● **Exercise aim**
Find each line containing the string "draw" and return it.

● **Supplied information**
-*-*-

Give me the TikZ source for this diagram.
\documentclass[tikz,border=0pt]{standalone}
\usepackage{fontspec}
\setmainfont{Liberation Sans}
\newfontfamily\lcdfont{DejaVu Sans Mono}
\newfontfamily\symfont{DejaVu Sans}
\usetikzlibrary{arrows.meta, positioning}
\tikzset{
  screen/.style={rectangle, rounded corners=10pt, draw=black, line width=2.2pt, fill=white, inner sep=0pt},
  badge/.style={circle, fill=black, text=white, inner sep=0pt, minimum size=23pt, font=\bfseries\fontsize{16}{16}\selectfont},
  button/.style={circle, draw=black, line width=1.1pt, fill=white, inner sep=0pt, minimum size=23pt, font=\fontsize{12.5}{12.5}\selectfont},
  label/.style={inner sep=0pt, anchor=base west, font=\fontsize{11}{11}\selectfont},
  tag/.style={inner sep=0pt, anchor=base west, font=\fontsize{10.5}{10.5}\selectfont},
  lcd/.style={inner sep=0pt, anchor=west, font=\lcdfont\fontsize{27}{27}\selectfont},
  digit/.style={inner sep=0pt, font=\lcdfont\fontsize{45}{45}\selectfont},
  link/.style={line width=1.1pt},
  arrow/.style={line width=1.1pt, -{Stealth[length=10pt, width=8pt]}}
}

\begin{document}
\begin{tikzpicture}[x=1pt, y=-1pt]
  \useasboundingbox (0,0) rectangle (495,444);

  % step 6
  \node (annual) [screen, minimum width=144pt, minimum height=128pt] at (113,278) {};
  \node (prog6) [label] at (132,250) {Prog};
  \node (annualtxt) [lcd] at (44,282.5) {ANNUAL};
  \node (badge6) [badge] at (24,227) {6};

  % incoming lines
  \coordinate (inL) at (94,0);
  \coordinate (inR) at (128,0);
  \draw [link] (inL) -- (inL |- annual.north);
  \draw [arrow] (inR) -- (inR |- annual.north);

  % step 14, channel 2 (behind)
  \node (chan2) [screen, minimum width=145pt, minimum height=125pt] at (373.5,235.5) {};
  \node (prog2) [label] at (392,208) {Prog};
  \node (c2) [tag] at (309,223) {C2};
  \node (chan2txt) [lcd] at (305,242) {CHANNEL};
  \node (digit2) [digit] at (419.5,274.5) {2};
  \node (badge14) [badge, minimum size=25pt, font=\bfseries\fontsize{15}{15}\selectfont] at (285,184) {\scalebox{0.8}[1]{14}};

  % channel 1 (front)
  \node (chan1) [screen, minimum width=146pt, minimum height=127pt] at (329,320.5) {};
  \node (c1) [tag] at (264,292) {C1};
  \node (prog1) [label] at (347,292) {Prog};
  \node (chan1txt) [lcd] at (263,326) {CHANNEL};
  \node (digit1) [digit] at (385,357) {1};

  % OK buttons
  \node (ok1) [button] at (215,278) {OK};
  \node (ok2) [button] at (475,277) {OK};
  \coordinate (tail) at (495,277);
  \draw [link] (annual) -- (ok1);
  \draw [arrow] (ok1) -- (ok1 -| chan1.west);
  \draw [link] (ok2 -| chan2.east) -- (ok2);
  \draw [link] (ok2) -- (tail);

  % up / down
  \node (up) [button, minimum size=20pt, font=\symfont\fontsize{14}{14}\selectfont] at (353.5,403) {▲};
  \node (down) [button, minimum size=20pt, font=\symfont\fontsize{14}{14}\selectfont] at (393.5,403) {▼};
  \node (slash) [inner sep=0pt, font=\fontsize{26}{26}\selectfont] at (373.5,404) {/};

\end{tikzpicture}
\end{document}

-*-*-

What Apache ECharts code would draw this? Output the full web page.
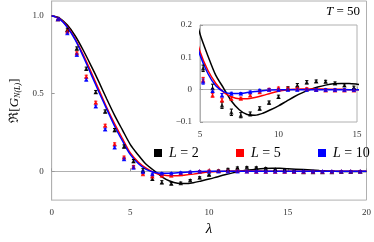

-*-*-

● **Response**
  screen/.style={rectangle, rounded corners=10pt, draw=black, line width=2.2pt, fill=white, inner sep=0pt},
  button/.style={circle, draw=black, line width=1.1pt, fill=white, inner sep=0pt, minimum size=23pt, font=\fontsize{12.5}{12.5}\selectfont},
  \draw [link] (inL) -- (inL |- annual.north);
  \draw [arrow] (inR) -- (inR |- annual.north);
  \draw [link] (annual) -- (ok1);
  \draw [arrow] (ok1) -- (ok1 -| chan1.west);
  \draw [link] (ok2 -| chan2.east) -- (ok2);
  \draw [link] (ok2) -- (tail);
What Apache ECharts code would draw this? Output the full web page.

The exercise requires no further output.